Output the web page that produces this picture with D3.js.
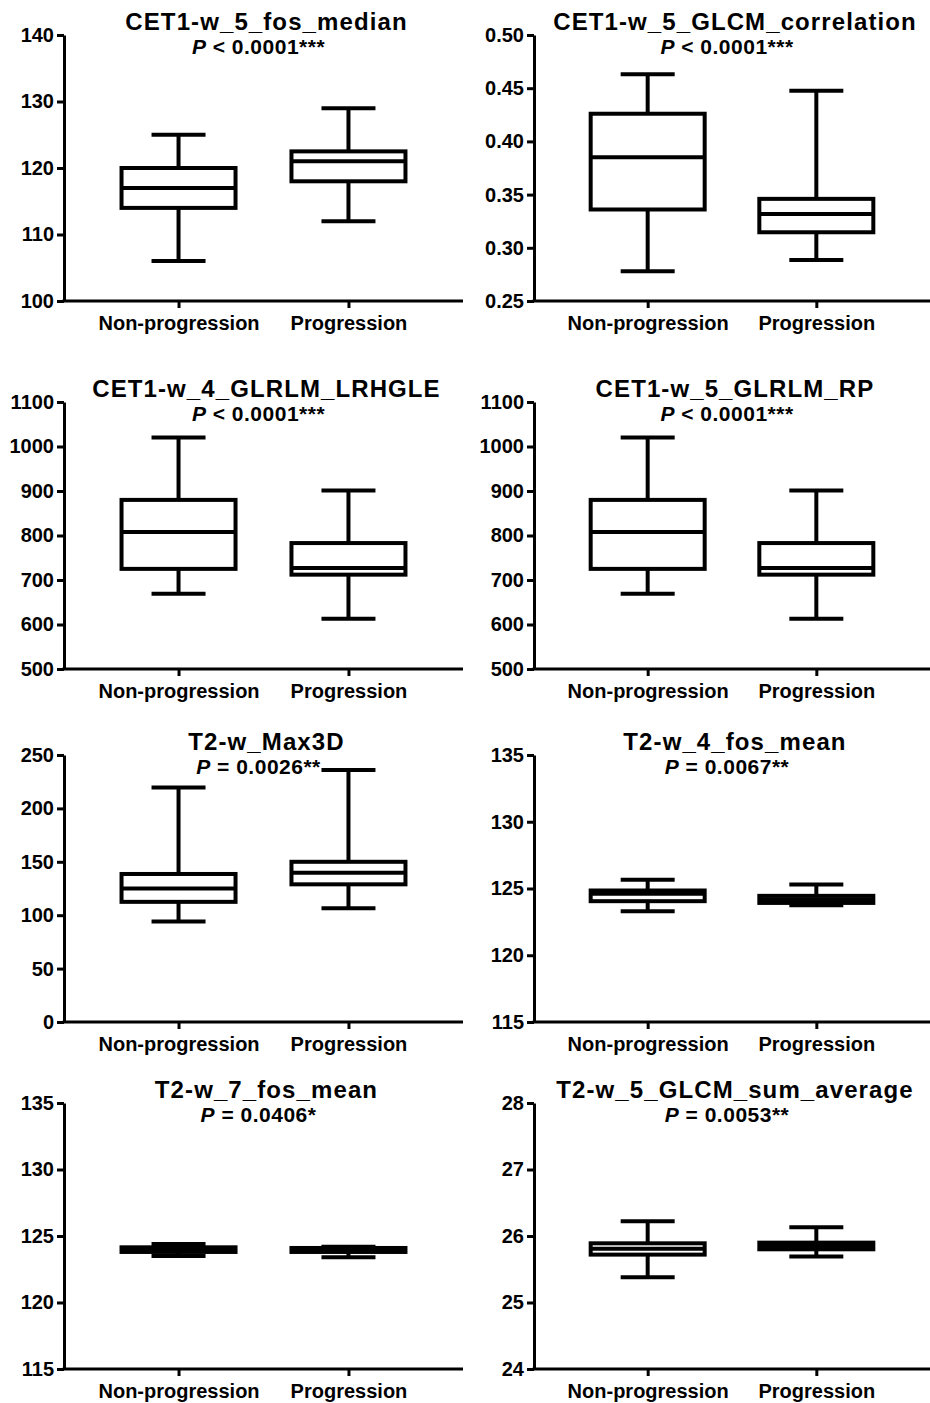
<!DOCTYPE html>
<html>
<head>
<meta charset="utf-8">
<script src="https://cdn.jsdelivr.net/npm/d3@7"></script>
<style>
  html, body { margin: 0; padding: 0; background: #fff; }
  svg { display: block; }
  text { font-family: "Liberation Sans", Arial, sans-serif; font-weight: bold; fill: #000; }
</style>
</head>
<body>
<svg id="chart" width="930" height="1403"></svg>
<script>
// ---------------- DATA ----------------
const categories = ["Non-progression", "Progression"];
const titles = [
  "CET1-w_5_fos_median", "CET1-w_5_GLCM_correlation",
  "CET1-w_4_GLRLM_LRHGLE", "CET1-w_5_GLRLM_RP",
  "T2-w_Max3D", "T2-w_4_fos_mean",
  "T2-w_7_fos_mean", "T2-w_5_GLCM_sum_average"
];
const pRelations = ["<", "<", "<", "<", "=", "=", "=", "="];
const pValues = ["0.0001", "0.0001", "0.0001", "0.0001", "0.0026", "0.0067", "0.0406", "0.0053"];
const pStars = ["***", "***", "***", "***", "**", "**", "*", "**"];
const yDomains = [[100, 140], [0.25, 0.50], [500, 1100], [500, 1100], [0, 250], [115, 135], [115, 135], [24, 28]];
const yTicks = [
  [100, 110, 120, 130, 140],
  [0.25, 0.30, 0.35, 0.40, 0.45, 0.50],
  [500, 600, 700, 800, 900, 1000, 1100],
  [500, 600, 700, 800, 900, 1000, 1100],
  [0, 50, 100, 150, 200, 250],
  [115, 120, 125, 130, 135],
  [115, 120, 125, 130, 135],
  [24, 25, 26, 27, 28]
];
const tickFormats = ["d", ".2f", "d", "d", "d", "d", "d", "d"];
// [min, Q1, median, Q3, max]
const nonProgression = [
  [106, 114, 117, 120, 125],
  [0.278, 0.336, 0.385, 0.426, 0.463],
  [669, 725, 808, 880, 1020],
  [669, 725, 808, 880, 1020],
  [94, 112.5, 125, 138.6, 219.5],
  [123.3, 124.05, 124.6, 124.85, 125.65],
  [123.5, 123.8, 124.0, 124.15, 124.4],
  [25.38, 25.72, 25.81, 25.89, 26.22]
];
const progression = [
  [112, 118, 121, 122.5, 129],
  [0.2885, 0.3146, 0.3318, 0.346, 0.4477],
  [613, 712, 727, 783, 901],
  [613, 712, 727, 783, 901],
  [106.4, 128.9, 139.8, 150, 236],
  [123.75, 123.92, 124.2, 124.45, 125.3],
  [123.4, 123.8, 123.95, 124.1, 124.2],
  [25.69, 25.8, 25.85, 25.9, 26.13]
];

// ---------------- LAYOUT ----------------
const svg = d3.select("#chart");
const colX = [[64, 463], [534, 930]];
const rowY = [[35, 301], [402, 669], [755, 1022], [1103, 1369]];
const boxHalf = 57, capHalf = 27, lw = 4;
const FONT = '"Liberation Sans", Arial, sans-serif';

titles.forEach((title, i) => {
  const [x0, x1] = colX[i % 2];
  const [yTop, yBot] = rowY[Math.floor(i / 2)];
  const g = svg.append("g");

  const x = d3.scalePoint().domain(categories).range([x0, x1]).padding(0.674);
  const y = d3.scaleLinear().domain(yDomains[i]).range([yBot, yTop]);

  // y axis
  const ya = g.append("g").attr("transform", `translate(${x0},0)`)
    .call(d3.axisLeft(y).tickValues(yTicks[i]).tickFormat(d3.format(tickFormats[i])).tickSize(7).tickPadding(3).tickSizeOuter(0));
  ya.select(".domain").attr("stroke", "#000").attr("stroke-width", 3);
  ya.selectAll(".tick line").attr("stroke", "#000").attr("stroke-width", 3);
  ya.selectAll(".tick text").attr("font-size", 20).style("font-family", FONT).style("font-weight", "bold").attr("fill", "#000");

  // x axis
  const xa = g.append("g").attr("transform", `translate(0,${yBot})`)
    .call(d3.axisBottom(x).tickSize(7).tickPadding(8).tickSizeOuter(0));
  xa.select(".domain").attr("stroke", "#000").attr("stroke-width", 3).attr("d", `M${x0 - 1.5},0H${x1}`);
  xa.selectAll(".tick line").attr("stroke", "#000").attr("stroke-width", 3);
  xa.selectAll(".tick text").attr("font-size", 20).style("font-family", FONT).style("font-weight", "bold").attr("fill", "#000");

  // boxes
  const groups = [nonProgression[i], progression[i]];
  groups.forEach((s, k) => {
    const cx = x(categories[k]);
    const [mn, q1, md, q3, mx] = s;
    const bg = g.append("g").attr("stroke", "#000").attr("stroke-width", lw).attr("fill", "none");
    bg.append("line").attr("x1", cx).attr("x2", cx).attr("y1", y(q3)).attr("y2", y(mx));
    bg.append("line").attr("x1", cx).attr("x2", cx).attr("y1", y(q1)).attr("y2", y(mn));
    bg.append("line").attr("x1", cx - capHalf).attr("x2", cx + capHalf).attr("y1", y(mx)).attr("y2", y(mx));
    bg.append("line").attr("x1", cx - capHalf).attr("x2", cx + capHalf).attr("y1", y(mn)).attr("y2", y(mn));
    bg.append("rect").attr("x", cx - boxHalf).attr("width", 2 * boxHalf)
      .attr("y", y(q3)).attr("height", y(q1) - y(q3)).attr("fill", "#fff");
    bg.append("line").attr("x1", cx - boxHalf).attr("x2", cx + boxHalf).attr("y1", y(md)).attr("y2", y(md));
  });

  // titles
  const cxT = (x0 + x1) / 2 + 3;
  g.append("text").attr("x", cxT).attr("y", yTop - 5).attr("text-anchor", "middle")
    .attr("font-size", 24).attr("letter-spacing", 1.1).text(title);
  const pt = g.append("text").attr("x", cxT - 8).attr("y", yTop + 19).attr("text-anchor", "middle")
    .attr("font-size", 21).attr("letter-spacing", 0.5);
  pt.append("tspan").attr("font-style", "italic").text("P");
  pt.append("tspan").text(` ${pRelations[i]} ${pValues[i]}${pStars[i]}`);
});
</script>
</body>
</html>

= REQUEST =
Copy out all the data exactly; skip the pictures.

= SOLUTION =
Output the web page that produces this picture with D3.js.
<!DOCTYPE html>
<html>
<head>
<meta charset="utf-8">
<script src="https://cdn.jsdelivr.net/npm/d3@7"></script>
<style>
  html, body { margin: 0; padding: 0; background: #fff; }
  svg { display: block; }
  text { font-family: "Liberation Sans", Arial, sans-serif; font-weight: bold; fill: #000; }
</style>
</head>
<body>
<svg id="chart" width="930" height="1403"></svg>
<script>
// ---------------- DATA ----------------
const categories = ["Non-progression", "Progression"];
const titles = [
  "CET1-w_5_fos_median", "CET1-w_5_GLCM_correlation",
  "CET1-w_4_GLRLM_LRHGLE", "CET1-w_5_GLRLM_RP",
  "T2-w_Max3D", "T2-w_4_fos_mean",
  "T2-w_7_fos_mean", "T2-w_5_GLCM_sum_average"
];
const pRelations = ["<", "<", "<", "<", "=", "=", "=", "="];
const pValues = ["0.0001", "0.0001", "0.0001", "0.0001", "0.0026", "0.0067", "0.0406", "0.0053"];
const pStars = ["***", "***", "***", "***", "**", "**", "*", "**"];
const yDomains = [[100, 140], [0.25, 0.50], [500, 1100], [500, 1100], [0, 250], [115, 135], [115, 135], [24, 28]];
const yTicks = [
  [100, 110, 120, 130, 140],
  [0.25, 0.30, 0.35, 0.40, 0.45, 0.50],
  [500, 600, 700, 800, 900, 1000, 1100],
  [500, 600, 700, 800, 900, 1000, 1100],
  [0, 50, 100, 150, 200, 250],
  [115, 120, 125, 130, 135],
  [115, 120, 125, 130, 135],
  [24, 25, 26, 27, 28]
];
const tickFormats = ["d", ".2f", "d", "d", "d", "d", "d", "d"];
// [min, Q1, median, Q3, max]
const nonProgression = [
  [106, 114, 117, 120, 125],
  [0.278, 0.336, 0.385, 0.426, 0.463],
  [669, 725, 808, 880, 1020],
  [669, 725, 808, 880, 1020],
  [94, 112.5, 125, 138.6, 219.5],
  [123.3, 124.05, 124.6, 124.85, 125.65],
  [123.5, 123.8, 124.0, 124.15, 124.4],
  [25.38, 25.72, 25.81, 25.89, 26.22]
];
const progression = [
  [112, 118, 121, 122.5, 129],
  [0.2885, 0.3146, 0.3318, 0.346, 0.4477],
  [613, 712, 727, 783, 901],
  [613, 712, 727, 783, 901],
  [106.4, 128.9, 139.8, 150, 236],
  [123.75, 123.92, 124.2, 124.45, 125.3],
  [123.4, 123.8, 123.95, 124.1, 124.2],
  [25.69, 25.8, 25.85, 25.9, 26.13]
];

// ---------------- LAYOUT ----------------
const svg = d3.select("#chart");
const colX = [[64, 463], [534, 930]];
const rowY = [[35, 301], [402, 669], [755, 1022], [1103, 1369]];
const boxHalf = 57, capHalf = 27, lw = 4;
const FONT = '"Liberation Sans", Arial, sans-serif';

titles.forEach((title, i) => {
  const [x0, x1] = colX[i % 2];
  const [yTop, yBot] = rowY[Math.floor(i / 2)];
  const g = svg.append("g");

  const x = d3.scalePoint().domain(categories).range([x0, x1]).padding(0.674);
  const y = d3.scaleLinear().domain(yDomains[i]).range([yBot, yTop]);

  // y axis
  const ya = g.append("g").attr("transform", `translate(${x0},0)`)
    .call(d3.axisLeft(y).tickValues(yTicks[i]).tickFormat(d3.format(tickFormats[i])).tickSize(7).tickPadding(3).tickSizeOuter(0));
  ya.select(".domain").attr("stroke", "#000").attr("stroke-width", 3);
  ya.selectAll(".tick line").attr("stroke", "#000").attr("stroke-width", 3);
  ya.selectAll(".tick text").attr("font-size", 20).style("font-family", FONT).style("font-weight", "bold").attr("fill", "#000");

  // x axis
  const xa = g.append("g").attr("transform", `translate(0,${yBot})`)
    .call(d3.axisBottom(x).tickSize(7).tickPadding(8).tickSizeOuter(0));
  xa.select(".domain").attr("stroke", "#000").attr("stroke-width", 3).attr("d", `M${x0 - 1.5},0H${x1}`);
  xa.selectAll(".tick line").attr("stroke", "#000").attr("stroke-width", 3);
  xa.selectAll(".tick text").attr("font-size", 20).style("font-family", FONT).style("font-weight", "bold").attr("fill", "#000");

  // boxes
  const groups = [nonProgression[i], progression[i]];
  groups.forEach((s, k) => {
    const cx = x(categories[k]);
    const [mn, q1, md, q3, mx] = s;
    const bg = g.append("g").attr("stroke", "#000").attr("stroke-width", lw).attr("fill", "none");
    bg.append("line").attr("x1", cx).attr("x2", cx).attr("y1", y(q3)).attr("y2", y(mx));
    bg.append("line").attr("x1", cx).attr("x2", cx).attr("y1", y(q1)).attr("y2", y(mn));
    bg.append("line").attr("x1", cx - capHalf).attr("x2", cx + capHalf).attr("y1", y(mx)).attr("y2", y(mx));
    bg.append("line").attr("x1", cx - capHalf).attr("x2", cx + capHalf).attr("y1", y(mn)).attr("y2", y(mn));
    bg.append("rect").attr("x", cx - boxHalf).attr("width", 2 * boxHalf)
      .attr("y", y(q3)).attr("height", y(q1) - y(q3)).attr("fill", "#fff");
    bg.append("line").attr("x1", cx - boxHalf).attr("x2", cx + boxHalf).attr("y1", y(md)).attr("y2", y(md));
  });

  // titles
  const cxT = (x0 + x1) / 2 + 3;
  g.append("text").attr("x", cxT).attr("y", yTop - 5).attr("text-anchor", "middle")
    .attr("font-size", 24).attr("letter-spacing", 1.1).text(title);
  const pt = g.append("text").attr("x", cxT - 8).attr("y", yTop + 19).attr("text-anchor", "middle")
    .attr("font-size", 21).attr("letter-spacing", 0.5);
  pt.append("tspan").attr("font-style", "italic").text("P");
  pt.append("tspan").text(` ${pRelations[i]} ${pValues[i]}${pStars[i]}`);
});
</script>
</body>
</html>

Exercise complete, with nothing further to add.